Thüringische Landeszeitung (Erfurt)
Verfahrensdauer oft übermäßig lang
Beispiel Familienrecht: Kinder und Eltern die Leidtragenden. Bisher keine Besserung der Zustände in Sicht
Martin Wiechers, Vorsitzender des Weimarer Anwaltvereins, schreibt zum Artikel „Schnelle Gerichtsverfahren in Thüringen nur punktuell“: Ihrem Artikel entnehme ich, dass das beschleunigte Verfahren nach Paragraf 417 Strafprozessordnung (StPO) nach Auffassung des Justizministerium geeignet sei, „einen wichtigen Beitrag zur zügigen Herstellung des Rechtsfriedens zu leisten…“.

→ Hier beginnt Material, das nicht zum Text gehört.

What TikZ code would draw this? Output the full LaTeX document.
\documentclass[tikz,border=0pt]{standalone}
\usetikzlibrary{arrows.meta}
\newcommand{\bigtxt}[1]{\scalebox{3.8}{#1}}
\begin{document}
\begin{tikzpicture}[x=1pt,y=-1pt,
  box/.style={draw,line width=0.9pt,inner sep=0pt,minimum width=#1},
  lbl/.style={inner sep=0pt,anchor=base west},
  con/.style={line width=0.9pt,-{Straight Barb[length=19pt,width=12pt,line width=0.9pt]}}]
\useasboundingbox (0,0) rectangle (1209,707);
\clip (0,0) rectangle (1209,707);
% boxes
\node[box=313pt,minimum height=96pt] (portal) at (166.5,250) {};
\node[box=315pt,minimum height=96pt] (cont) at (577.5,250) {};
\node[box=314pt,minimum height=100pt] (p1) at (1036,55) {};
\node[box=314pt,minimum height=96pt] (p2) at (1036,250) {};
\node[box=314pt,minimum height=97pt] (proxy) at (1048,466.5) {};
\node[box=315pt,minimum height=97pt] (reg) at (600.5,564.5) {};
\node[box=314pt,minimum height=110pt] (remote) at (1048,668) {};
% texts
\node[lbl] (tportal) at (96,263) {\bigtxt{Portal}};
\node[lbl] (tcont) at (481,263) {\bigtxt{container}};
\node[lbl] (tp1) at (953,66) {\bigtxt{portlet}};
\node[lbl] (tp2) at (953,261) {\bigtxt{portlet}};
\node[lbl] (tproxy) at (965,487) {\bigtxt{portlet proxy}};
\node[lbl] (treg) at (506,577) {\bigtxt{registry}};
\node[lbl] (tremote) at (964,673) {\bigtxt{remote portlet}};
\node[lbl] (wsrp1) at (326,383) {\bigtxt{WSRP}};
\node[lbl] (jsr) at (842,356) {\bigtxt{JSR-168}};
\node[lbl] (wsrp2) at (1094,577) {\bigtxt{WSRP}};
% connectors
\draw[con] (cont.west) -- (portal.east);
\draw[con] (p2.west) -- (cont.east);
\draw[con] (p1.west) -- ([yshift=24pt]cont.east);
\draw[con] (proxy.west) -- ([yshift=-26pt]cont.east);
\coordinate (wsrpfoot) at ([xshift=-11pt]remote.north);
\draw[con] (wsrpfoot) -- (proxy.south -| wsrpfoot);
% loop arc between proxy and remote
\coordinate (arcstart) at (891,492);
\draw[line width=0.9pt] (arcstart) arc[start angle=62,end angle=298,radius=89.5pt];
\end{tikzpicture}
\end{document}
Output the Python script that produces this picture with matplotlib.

Der Rechtsfrieden ist entgegen der Auffassung des Justizministeriums in erster Linie nicht durch eine partielle beschleunigte Aburteilung einer geringen Anzahl von Kleinkriminellen dauerhaft herzustellen, sondern vielmehr durch die Sicherstellung einer zeitlich angemessenen Dauer von Gerichtsverfahren im Allgemeinen und insbesondere in Rechtsgebieten, die breite Bevölkerungsteile betreffen können.
Dies ist in einer Vielzahl der Gerichtsverfahren nicht gewährleistet. So ist zum Beispiel am Amtsgericht Weimar im Bereich des Familienrechts bereits seit vielen Jahren eine überlange Verfahrensdauer Usus. Selbst bei gesetzlich verankerter Beschleunigungsmaxime für einzelne Verfahrensarten kommt es vor, dass über Unterhaltsansprüche von Minderjährigen auch nach drei Jahren erstinstanzlich noch nicht entschieden wird. Ähnlich verhält es sich mit Verfahren, die Streitigkeiten über die elterliche Sorge oder das Umgangsrecht betreffen. Es ist auch schwer zu vermitteln, dass die übliche Verfahrensdauer einer nichtstreitigen Ehescheidung am Amtsgericht Weimar regelmäßig annähernd ein Jahr beträgt. Versuche des Weimarer Anwaltvereins in zahlreichen Gesprächen sowohl mit der Direktorin des Amtsgerichts Weimar als auch unter Einbeziehung des Thüringer Oberlandesgerichts, eine Besserung der Zustände herbeizuführen, blieben letztendlich ergebnislos.
Die überlange Verfahrensdauer sowie die angebliche Nichtabänderbarkeit der haltlosen Zustände wurde seitens der Vertreter des Gerichts im Wesentlichen mit dem dauerhaft hohen Krankenstand der Mitarbeiter und Richter des Amtsgerichts Weimar sowie der fehlenden Einflussmöglichkeit auf Art und Umfang der Tätigkeit der erkennenden Richter wegen des zu beachtenden Grundsatzes der richterlichen Unabhängigkeit begründet. Die Haltung der Vertreter des Gerichts kommt einer Bankrotterklärung gleich und ist mit dem Rechtsstaatsprinzip nicht vereinbar, da die überlange Verfahrensdauer de facto eine Rechtsverweigerung darstellt. Der nunmehrige Aktionismus, Bagatelltäter kurzfristig ihrer hoffentlich gerechten Strafe zuzuführen, ist letztendlich lediglich Augenwischerei.